Coin details: Greek silver obol (1/6 drachm) coin dated 350-300 BC from Selge, Pisidia. Selge was situated on the southern slope of Mount Taurus where the river Eurymedon (Köprücay) forces its way through the mountains. It was once the most powerful and populous city of Pisidia.
The first photo shows the side with the helmeted Athena. In ancient Greek religion, Athena was a goddess of war, handicraft, and practical reason. Essentially urban and civilized, Athena was probably a pre-Hellenic goddess later taken over by the Greeks. Yet the Greek economy, unlike that of the Minoans, was largely military, so that Athena, while retaining her earlier domestic functions, became a goddess of war. Athena is customarily portrayed wearing an aegis, body armor, and a helmet and carrying a shield and a lance. She was widely worshipped, and the Romans identified her with Minerva.

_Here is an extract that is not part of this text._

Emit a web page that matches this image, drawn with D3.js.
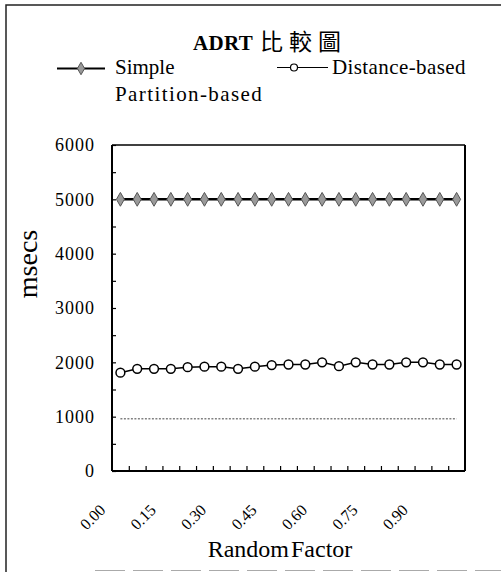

The second photo shows the side with the Gorgon. In Greek mythology, the Gorgon was a terrifying female creature. The name derives from the Greek word gorgós, which means "dreadful." While descriptions of Gorgons vary across Greek literature, the term commonly refers to any of three sisters who had hair of living, venomous snakes, and a horrifying visage that turned those who beheld it to stone. In ancient Greece, the Gorgoneion was originally a horror-creating apotropaic pendant showing the Gorgon 's head.